═════ INFORMATION SUPPLIED
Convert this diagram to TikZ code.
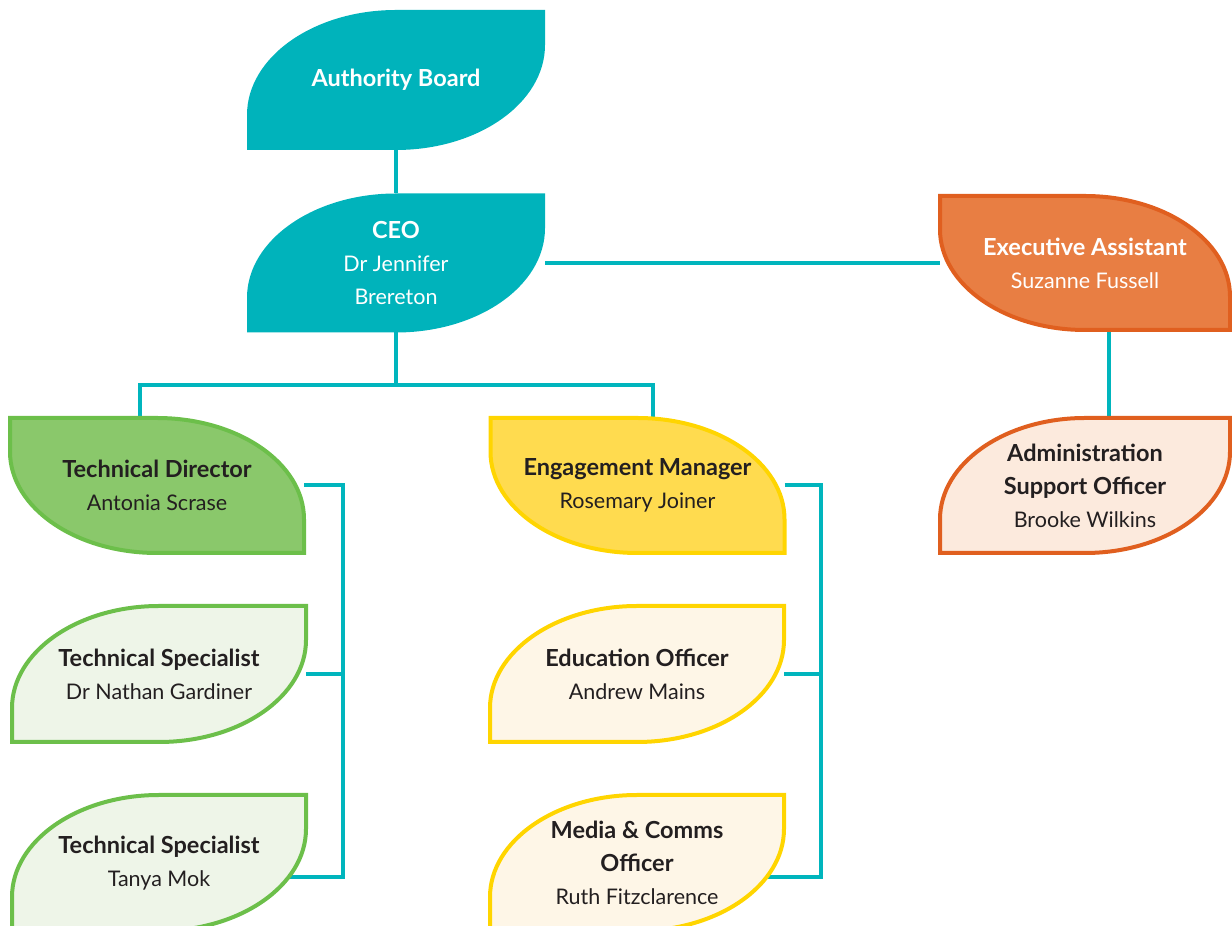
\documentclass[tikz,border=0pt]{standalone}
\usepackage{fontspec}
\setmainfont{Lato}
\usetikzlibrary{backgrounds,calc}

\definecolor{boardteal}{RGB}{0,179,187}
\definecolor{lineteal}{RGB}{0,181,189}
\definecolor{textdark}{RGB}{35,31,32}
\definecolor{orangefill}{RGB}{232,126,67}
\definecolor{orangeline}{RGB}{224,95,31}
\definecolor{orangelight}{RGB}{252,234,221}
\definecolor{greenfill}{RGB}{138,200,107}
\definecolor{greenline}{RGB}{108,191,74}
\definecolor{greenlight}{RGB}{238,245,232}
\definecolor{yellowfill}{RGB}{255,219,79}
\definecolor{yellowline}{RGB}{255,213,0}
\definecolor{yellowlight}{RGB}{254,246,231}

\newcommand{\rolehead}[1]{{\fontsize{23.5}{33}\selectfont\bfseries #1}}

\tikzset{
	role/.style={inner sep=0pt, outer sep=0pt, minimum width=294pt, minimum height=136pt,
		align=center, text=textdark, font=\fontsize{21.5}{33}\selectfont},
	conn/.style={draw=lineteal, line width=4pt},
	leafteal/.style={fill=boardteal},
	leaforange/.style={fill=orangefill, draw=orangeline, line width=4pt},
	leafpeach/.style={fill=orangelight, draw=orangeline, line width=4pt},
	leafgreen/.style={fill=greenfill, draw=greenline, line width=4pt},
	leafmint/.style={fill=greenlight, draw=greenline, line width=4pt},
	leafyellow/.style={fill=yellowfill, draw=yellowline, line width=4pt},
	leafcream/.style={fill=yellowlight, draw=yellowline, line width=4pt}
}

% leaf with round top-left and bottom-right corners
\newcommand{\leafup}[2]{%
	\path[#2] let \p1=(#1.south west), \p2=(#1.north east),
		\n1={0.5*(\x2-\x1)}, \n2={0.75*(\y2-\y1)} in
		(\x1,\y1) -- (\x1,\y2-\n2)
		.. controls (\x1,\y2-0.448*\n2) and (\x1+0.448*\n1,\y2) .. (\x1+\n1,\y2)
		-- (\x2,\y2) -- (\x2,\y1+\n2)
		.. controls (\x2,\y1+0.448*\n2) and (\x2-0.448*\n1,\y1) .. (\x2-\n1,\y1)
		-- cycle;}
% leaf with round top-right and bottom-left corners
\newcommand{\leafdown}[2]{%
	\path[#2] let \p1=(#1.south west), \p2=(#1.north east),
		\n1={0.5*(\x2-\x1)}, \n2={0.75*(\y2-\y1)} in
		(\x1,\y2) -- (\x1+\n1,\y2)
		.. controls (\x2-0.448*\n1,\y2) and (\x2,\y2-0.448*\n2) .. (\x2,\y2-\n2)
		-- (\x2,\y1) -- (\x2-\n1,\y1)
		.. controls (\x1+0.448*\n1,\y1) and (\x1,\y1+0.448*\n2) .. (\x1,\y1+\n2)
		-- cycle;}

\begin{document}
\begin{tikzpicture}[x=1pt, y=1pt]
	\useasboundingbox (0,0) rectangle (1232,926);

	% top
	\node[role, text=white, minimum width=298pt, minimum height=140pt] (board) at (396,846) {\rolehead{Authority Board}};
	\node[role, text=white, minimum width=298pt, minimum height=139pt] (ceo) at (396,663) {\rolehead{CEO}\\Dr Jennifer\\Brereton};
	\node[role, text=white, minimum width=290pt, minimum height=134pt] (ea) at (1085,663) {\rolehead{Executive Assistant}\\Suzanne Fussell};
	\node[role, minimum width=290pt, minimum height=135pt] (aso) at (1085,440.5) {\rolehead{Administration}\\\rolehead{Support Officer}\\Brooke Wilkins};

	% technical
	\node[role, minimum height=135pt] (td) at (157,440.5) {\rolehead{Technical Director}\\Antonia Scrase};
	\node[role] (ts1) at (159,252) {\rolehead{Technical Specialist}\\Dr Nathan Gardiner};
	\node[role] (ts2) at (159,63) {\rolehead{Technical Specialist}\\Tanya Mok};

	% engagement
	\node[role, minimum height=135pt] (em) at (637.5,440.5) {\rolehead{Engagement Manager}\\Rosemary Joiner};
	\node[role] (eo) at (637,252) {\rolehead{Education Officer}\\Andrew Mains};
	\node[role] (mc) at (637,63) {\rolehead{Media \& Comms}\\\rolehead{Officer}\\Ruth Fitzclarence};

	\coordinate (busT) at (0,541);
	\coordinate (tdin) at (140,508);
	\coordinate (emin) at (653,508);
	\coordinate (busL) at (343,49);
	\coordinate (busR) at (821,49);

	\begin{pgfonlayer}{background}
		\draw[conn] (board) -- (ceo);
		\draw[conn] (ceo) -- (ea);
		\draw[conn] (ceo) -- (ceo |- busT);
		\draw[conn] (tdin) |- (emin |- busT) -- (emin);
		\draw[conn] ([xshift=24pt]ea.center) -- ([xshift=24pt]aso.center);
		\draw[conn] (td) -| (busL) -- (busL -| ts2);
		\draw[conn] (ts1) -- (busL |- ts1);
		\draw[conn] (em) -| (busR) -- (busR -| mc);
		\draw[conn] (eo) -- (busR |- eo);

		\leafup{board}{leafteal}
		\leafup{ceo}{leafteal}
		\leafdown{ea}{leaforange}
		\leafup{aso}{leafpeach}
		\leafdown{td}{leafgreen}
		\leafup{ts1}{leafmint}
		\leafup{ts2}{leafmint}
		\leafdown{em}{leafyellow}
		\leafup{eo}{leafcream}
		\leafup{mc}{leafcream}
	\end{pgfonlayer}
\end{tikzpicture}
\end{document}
══════════
• YOUR INSTRUCTIONS: Return each line exactly as written. Any picture gets left out.

• TASK RESPONSE:
Convert this diagram to TikZ code.
\documentclass[tikz,border=0pt]{standalone}
\usepackage{fontspec}
\setmainfont{Lato}
\usetikzlibrary{backgrounds,calc}

\definecolor{boardteal}{RGB}{0,179,187}
\definecolor{lineteal}{RGB}{0,181,189}
\definecolor{textdark}{RGB}{35,31,32}
\definecolor{orangefill}{RGB}{232,126,67}
\definecolor{orangeline}{RGB}{224,95,31}
\definecolor{orangelight}{RGB}{252,234,221}
\definecolor{greenfill}{RGB}{138,200,107}
\definecolor{greenline}{RGB}{108,191,74}
\definecolor{greenlight}{RGB}{238,245,232}
\definecolor{yellowfill}{RGB}{255,219,79}
\definecolor{yellowline}{RGB}{255,213,0}
\definecolor{yellowlight}{RGB}{254,246,231}

\newcommand{\rolehead}[1]{{\fontsize{23.5}{33}\selectfont\bfseries #1}}

\tikzset{
	role/.style={inner sep=0pt, outer sep=0pt, minimum width=294pt, minimum height=136pt,
		align=center, text=textdark, font=\fontsize{21.5}{33}\selectfont},
	conn/.style={draw=lineteal, line width=4pt},
	leafteal/.style={fill=boardteal},
	leaforange/.style={fill=orangefill, draw=orangeline, line width=4pt},
	leafpeach/.style={fill=orangelight, draw=orangeline, line width=4pt},
	leafgreen/.style={fill=greenfill, draw=greenline, line width=4pt},
	leafmint/.style={fill=greenlight, draw=greenline, line width=4pt},
	leafyellow/.style={fill=yellowfill, draw=yellowline, line width=4pt},
	leafcream/.style={fill=yellowlight, draw=yellowline, line width=4pt}
}

% leaf with round top-left and bottom-right corners
\newcommand{\leafup}[2]{%
	\path[#2] let \p1=(#1.south west), \p2=(#1.north east),
		\n1={0.5*(\x2-\x1)}, \n2={0.75*(\y2-\y1)} in
		(\x1,\y1) -- (\x1,\y2-\n2)
		.. controls (\x1,\y2-0.448*\n2) and (\x1+0.448*\n1,\y2) .. (\x1+\n1,\y2)
		-- (\x2,\y2) -- (\x2,\y1+\n2)
		.. controls (\x2,\y1+0.448*\n2) and (\x2-0.448*\n1,\y1) .. (\x2-\n1,\y1)
		-- cycle;}
% leaf with round top-right and bottom-left corners
\newcommand{\leafdown}[2]{%
	\path[#2] let \p1=(#1.south west), \p2=(#1.north east),
		\n1={0.5*(\x2-\x1)}, \n2={0.75*(\y2-\y1)} in
		(\x1,\y2) -- (\x1+\n1,\y2)
		.. controls (\x2-0.448*\n1,\y2) and (\x2,\y2-0.448*\n2) .. (\x2,\y2-\n2)
		-- (\x2,\y1) -- (\x2-\n1,\y1)
		.. controls (\x1+0.448*\n1,\y1) and (\x1,\y1+0.448*\n2) .. (\x1,\y1+\n2)
		-- cycle;}

\begin{document}
\begin{tikzpicture}[x=1pt, y=1pt]
	\useasboundingbox (0,0) rectangle (1232,926);

	% top
	\node[role, text=white, minimum width=298pt, minimum height=140pt] (board) at (396,846) {\rolehead{Authority Board}};
	\node[role, text=white, minimum width=298pt, minimum height=139pt] (ceo) at (396,663) {\rolehead{CEO}\\Dr Jennifer\\Brereton};
	\node[role, text=white, minimum width=290pt, minimum height=134pt] (ea) at (1085,663) {\rolehead{Executive Assistant}\\Suzanne Fussell};
	\node[role, minimum width=290pt, minimum height=135pt] (aso) at (1085,440.5) {\rolehead{Administration}\\\rolehead{Support Officer}\\Brooke Wilkins};

	% technical
	\node[role, minimum height=135pt] (td) at (157,440.5) {\rolehead{Technical Director}\\Antonia Scrase};
	\node[role] (ts1) at (159,252) {\rolehead{Technical Specialist}\\Dr Nathan Gardiner};
	\node[role] (ts2) at (159,63) {\rolehead{Technical Specialist}\\Tanya Mok};

	% engagement
	\node[role, minimum height=135pt] (em) at (637.5,440.5) {\rolehead{Engagement Manager}\\Rosemary Joiner};
	\node[role] (eo) at (637,252) {\rolehead{Education Officer}\\Andrew Mains};
	\node[role] (mc) at (637,63) {\rolehead{Media \& Comms}\\\rolehead{Officer}\\Ruth Fitzclarence};

	\coordinate (busT) at (0,541);
	\coordinate (tdin) at (140,508);
	\coordinate (emin) at (653,508);
	\coordinate (busL) at (343,49);
	\coordinate (busR) at (821,49);

	\begin{pgfonlayer}{background}
		\draw[conn] (board) -- (ceo);
		\draw[conn] (ceo) -- (ea);
		\draw[conn] (ceo) -- (ceo |- busT);
		\draw[conn] (tdin) |- (emin |- busT) -- (emin);
		\draw[conn] ([xshift=24pt]ea.center) -- ([xshift=24pt]aso.center);
		\draw[conn] (td) -| (busL) -- (busL -| ts2);
		\draw[conn] (ts1) -- (busL |- ts1);
		\draw[conn] (em) -| (busR) -- (busR -| mc);
		\draw[conn] (eo) -- (busR |- eo);

		\leafup{board}{leafteal}
		\leafup{ceo}{leafteal}
		\leafdown{ea}{leaforange}
		\leafup{aso}{leafpeach}
		\leafdown{td}{leafgreen}
		\leafup{ts1}{leafmint}
		\leafup{ts2}{leafmint}
		\leafdown{em}{leafyellow}
		\leafup{eo}{leafcream}
		\leafup{mc}{leafcream}
	\end{pgfonlayer}
\end{tikzpicture}
\end{document}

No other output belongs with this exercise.